Many of us have dreamed of feasting on fries, ice cream, and chocolate without the worry of weight gain. So far, such consumption without consequence has been impossible. But recent research opens the door for new “miracle drugs,” which will target genes that regulate metabolism, and could potentially interfere with the normal weight gain that results from a high-sugar diet.
In a study published in the October edition of Nature, researchers Shashan Pang and Dana Lynn at the University of Southern California explored two metabolic enzymes in C. elegans. SKN-1, which correlates to human homologue Nrf2, regulates the transcription of genes responsible for lipid metabolism. Alh6, which correlates to human homologue ALDH4A1, is involved in digestion of the amino acid proline. Through their worm model, the scientists showed that the hyperactivity of SKN-1 protects against fat accumulation from a high-sugar diet, while mutations in alh-6 accelerate metabolism of fat reserves by increasing expression of genes responsible for lipid metabolism. Essentially, mutations in both genes prevented weight gain in worms.
In the future, these genes may be manipulated to suppress fat buildup. Patients who suffer from chronic eating or weight gain disorders would benefit from drugs that act on the genes overseeing metabolism. Companies have already started producing drugs to target Nrf2 in humans, and researchers are excited about future directions for “miracle drugs” that will counteract obesity.
Obesity is the result of fat gain, while metabolism is the process by which chemical energy in the form of glucose is transformed into usable energy within the body. Through a series of chemical reactions, food energy is broken down so that it can be used within the cell. These reactions rely on various enzymes encoded in an organism’s genome. Genetic mutations lead to specific mutated proteins, which can change how an organism processes glucose. The general goal for miracle drugs, then, is to induce specific mutations that will set off the chain reaction resulting in faster, more efficient metabolism of fat.
Pang and Lynn’s study used an alh-6 mutant worm to demonstrate that proline and lipid metabolism are related. When worms are exposed to the stress of starvation, alh-6 mutants activate SKN-1, as well as several other compensatory mechanisms, in order to mobilize fat stores. The researchers concluded that SKN-1 protects against fat accumulation, that the loss of alh-6 function mobilizes fats during fasting, and that these two genes work within one system because alh-6 increases expression of SKN-1. Both genes in collaboration mediate lipid metabolism. The link between SKN-1 and alh-6 reveals a previously undiscovered relationship between the metabolism of fat and the amino acid proline. Nrf2 and ALDH4A1 could potentially be manipulated to accelerate fat metabolism in humans, just as SKN-1 and alh-6 affected fat metabolism in C. elegans.
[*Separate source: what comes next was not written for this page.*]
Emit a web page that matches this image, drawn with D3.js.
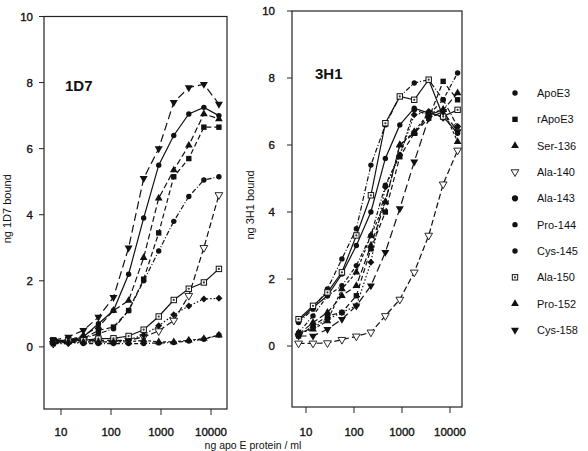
<!DOCTYPE html>
<html>
<head>
<meta charset="utf-8">
<script src="https://cdn.jsdelivr.net/npm/d3@7"></script>
<style>
  body { margin: 0; background: #fff; }
  svg { font-family: "Liberation Sans", Arial, sans-serif; }
</style>
</head>
<body>
<svg id="chart" width="588" height="451"></svg>
<script>
'use strict';

/* apo E concentration (ng/ml), doubling dilutions */
const concentrations = [7, 14, 28, 56, 112, 225, 450, 900, 1800, 3600, 7200, 14400];

const seriesNames = ['ApoE3', 'rApoE3', 'Ser-136', 'Ala-140', 'Ala-143',
                     'Pro-144', 'Cys-145', 'Ala-150', 'Pro-152', 'Cys-158'];

const yTicks = [0, 2, 4, 6, 8, 10];
const xTicks = [10, 100, 1000, 10000];

/* ng 1D7 bound, one row per series (same order as seriesNames) */
const values1D7 = [
  [0.10, 0.20, 0.30, 0.70, 1.10, 2.20, 3.90, 5.50, 6.40, 7.05, 7.25, 7.00],
  [0.10, 0.20, 0.25, 0.50, 0.60, 1.10, 2.05, 3.45, 5.15, 5.70, 6.65, 6.65],
  [0.15, 0.20, 0.35, 0.60, 1.10, 1.40, 2.70, 4.50, 5.35, 6.10, 7.05, 6.90],
  [0.10, 0.15, 0.20, 0.20, 0.20, 0.20, 0.30, 0.48, 0.80, 1.55, 3.00, 4.60],
  [0.10, 0.20, 0.25, 0.40, 0.55, 1.10, 2.00, 2.90, 3.80, 4.55, 5.05, 5.15],
  [0.10, 0.10, 0.15, 0.15, 0.15, 0.21, 0.36, 0.64, 0.97, 1.24, 1.45, 1.47],
  [0.20, 0.15, 0.10, 0.10, 0.10, 0.10, 0.10, 0.12, 0.13, 0.18, 0.23, 0.36],
  [0.20, 0.20, 0.20, 0.25, 0.26, 0.33, 0.52, 0.92, 1.42, 1.76, 1.95, 2.36],
  [0.15, 0.15, 0.15, 0.15, 0.15, 0.15, 0.20, 0.15, 0.15, 0.20, 0.25, 0.35],
  [0.20, 0.30, 0.50, 0.90, 1.50, 3.00, 5.10, 6.00, 7.40, 7.85, 7.95, 7.35]
];

/* ng 3H1 bound, one row per series (same order as seriesNames) */
const values3H1 = [
  [0.75, 1.15, 1.50, 2.15, 3.00, 4.00, 5.60, 6.60, 7.10, 6.95, 6.85, 6.35],
  [0.30, 0.60, 0.90, 1.00, 1.50, 2.90, 4.00, 5.65, 6.35, 6.80, 7.90, 7.35],
  [0.35, 0.70, 1.00, 1.50, 1.80, 3.00, 4.30, 6.00, 6.35, 6.90, 7.05, 7.55],
  [0.08, 0.08, 0.09, 0.19, 0.29, 0.41, 0.90, 1.39, 2.20, 3.30, 4.83, 5.84],
  [0.70, 1.10, 1.70, 2.60, 3.50, 5.40, 6.60, 7.45, 7.85, 7.95, 7.35, 6.55],
  [0.35, 0.55, 0.80, 1.00, 1.20, 2.50, 4.75, 5.70, 6.90, 7.00, 6.80, 6.55],
  [0.40, 0.90, 1.50, 1.80, 2.40, 3.30, 4.80, 5.70, 7.05, 6.90, 7.35, 8.15],
  [0.80, 1.20, 1.60, 2.20, 3.30, 4.50, 6.65, 7.45, 7.35, 7.95, 6.85, 7.05],
  [0.40, 0.50, 0.75, 1.70, 2.20, 3.30, 4.30, 6.00, 6.40, 6.95, 7.05, 6.10],
  [0.30, 0.30, 0.50, 0.80, 1.20, 1.80, 2.80, 4.10, 5.50, 6.80, 7.00, 6.40]
];

/* marker and line style of every series */
const plotShapes   = ['circle', 'square', 'triangle', 'triOpen', 'circle',
                      'diamond', 'circle', 'squareDot', 'triangle', 'triDown'];
const legendShapes = ['circle', 'square', 'triangle', 'triOpen', 'circleBig',
                      'circle', 'circle', 'squareDot', 'triangle', 'triDown'];
const dashes = [null, '5,3', '6,3', '6,3', '5,2,1,2',
                '1.5,2', '4,2,1,2', null, '3,2', '8,4'];

const panels = [
  { title: '1D7', ylabel: 'ng 1D7 bound', values: values1D7,
    left: 44, right: 227, top: 16.5, bottom: 409,
    xDomain: [4.57, 20893], yDomain: [-1.88, 10],
    titleX: 65, titleY: 91, labelRight: 33, ylabelX: 11 },
  { title: '3H1', ylabel: 'ng 3H1 bound', values: values3H1,
    left: 292, right: 462, top: 11, bottom: 407,
    xDomain: [5.11, 17783], yDomain: [-1.82, 10],
    titleX: 315, titleY: 79, labelRight: 275, ylabelX: 254 }
];

const svg = d3.select('#chart');

/* draw one marker of a given shape at the origin of the group g */
function drawMarker(g, shape){
  const sym = d3.symbol();
  switch(shape){
    case 'circle':
      g.append('circle').attr('r', 2.7).attr('fill', '#111');
      break;
    case 'circleBig':
      g.append('circle').attr('r', 3.1).attr('fill', '#111');
      break;
    case 'square':
      g.append('rect').attr('x', -2.7).attr('y', -2.7).attr('width', 5.4).attr('height', 5.4)
        .attr('fill', '#111');
      break;
    case 'squareDot':
      g.append('rect').attr('x', -2.7).attr('y', -2.7).attr('width', 5.4).attr('height', 5.4)
        .attr('fill', '#fff').attr('stroke', '#111').attr('stroke-width', 1);
      g.append('circle').attr('r', 1.1).attr('fill', '#333');
      break;
    case 'diamond':
      g.append('path').attr('d', 'M0,-3.5L3.5,0L0,3.5L-3.5,0Z').attr('fill', '#111');
      break;
    case 'triangle':
      g.append('path').attr('d', sym.type(d3.symbolTriangle).size(26)()).attr('fill', '#111');
      break;
    case 'triDown':
      g.append('path').attr('d', sym.type(d3.symbolTriangle).size(28)())
        .attr('transform', 'rotate(180)').attr('fill', '#111');
      break;
    case 'triOpen':
      g.append('path').attr('d', sym.type(d3.symbolTriangle).size(26)())
        .attr('transform', 'rotate(180)')
        .attr('fill', '#fff').attr('stroke', '#111').attr('stroke-width', 0.9);
      break;
  }
}

panels.forEach(p => {
  const x = d3.scaleLog().domain(p.xDomain).range([p.left, p.right]);
  const y = d3.scaleLinear().domain(p.yDomain).range([p.bottom, p.top]);
  const g = svg.append('g');

  /* frame */
  g.append('rect')
    .attr('x', p.left).attr('y', p.top)
    .attr('width', p.right - p.left).attr('height', p.bottom - p.top)
    .attr('fill', 'none').attr('stroke', '#222').attr('stroke-width', 1.2);

  /* y axis: ticks outside the frame, labels right aligned */
  yTicks.forEach(t => {
    g.append('line')
      .attr('x1', p.left - 5).attr('x2', p.left)
      .attr('y1', y(t)).attr('y2', y(t))
      .attr('stroke', '#222');
    g.append('text')
      .attr('x', p.labelRight).attr('y', y(t) + 4)
      .attr('text-anchor', 'end')
      .attr('font-size', 11.5).attr('fill', '#111')
      .attr('stroke', '#111').attr('stroke-width', 0.35)
      .text(t);
  });

  /* x axis below the frame */
  xTicks.forEach(t => {
    g.append('line')
      .attr('x1', x(t)).attr('x2', x(t))
      .attr('y1', p.bottom).attr('y2', p.bottom + 6)
      .attr('stroke', '#222');
    g.append('text')
      .attr('x', x(t)).attr('y', 436)
      .attr('text-anchor', 'middle')
      .attr('font-size', 11.5).attr('fill', '#111')
      .attr('stroke', '#111').attr('stroke-width', 0.35)
      .text(t);
  });

  /* y axis title */
  g.append('text')
    .attr('transform', 'translate(' + p.ylabelX + ',' + ((p.top + p.bottom) / 2 - 4) + ') rotate(-90)')
    .attr('text-anchor', 'middle')
    .attr('font-size', 11).attr('fill', '#111')
    .text(p.ylabel);

  /* panel title */
  g.append('text')
    .attr('x', p.titleX).attr('y', p.titleY)
    .attr('font-size', 15).attr('font-weight', 'bold').attr('fill', '#111')
    .text(p.title);

  /* curves */
  const line = d3.line()
    .x((d, i) => x(concentrations[i]))
    .y(d => y(d));

  p.values.forEach((vals, s) => {
    g.append('path')
      .attr('d', line(vals))
      .attr('fill', 'none')
      .attr('stroke', '#111')
      .attr('stroke-width', 1.2)
      .attr('stroke-dasharray', dashes[s]);
  });

  /* markers on top of the lines */
  p.values.forEach((vals, s) => {
    vals.forEach((v, i) => {
      const m = g.append('g')
        .attr('transform', 'translate(' + x(concentrations[i]) + ',' + y(v) + ')');
      drawMarker(m, plotShapes[s]);
    });
  });
});

/* legend */
const legendY = d3.scalePoint().domain(seriesNames).range([93, 330]);
seriesNames.forEach((name, i) => {
  const m = svg.append('g')
    .attr('transform', 'translate(515,' + legendY(name) + ')');
  drawMarker(m, legendShapes[i]);
  svg.append('text')
    .attr('x', 537).attr('y', legendY(name) + 4)
    .attr('font-size', 11).attr('fill', '#111')
    .text(name);
});

/* shared x axis title */
svg.append('text')
  .attr('x', 253).attr('y', 449)
  .attr('text-anchor', 'middle')
  .attr('font-size', 10.5).attr('fill', '#111')
  .text('ng apo E protein / ml');
</script>
</body>
</html>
The results of this study provide exciting new research directions, especially the opportunity to probe the relationship between proline and lipid metabolism. While this study contained no actual drug development, the connections formed and confirmed by Pang and Lynn provide a basis on which further discoveries can be made. The public will likely be most excited by the prospect of miracle drugs preventing weight gain, no matter how many sugary snacks individuals consume. But this research has implications on real public health problems of obesity and nutrition, as well as on refining our understanding of the genetic regulation of metabolism.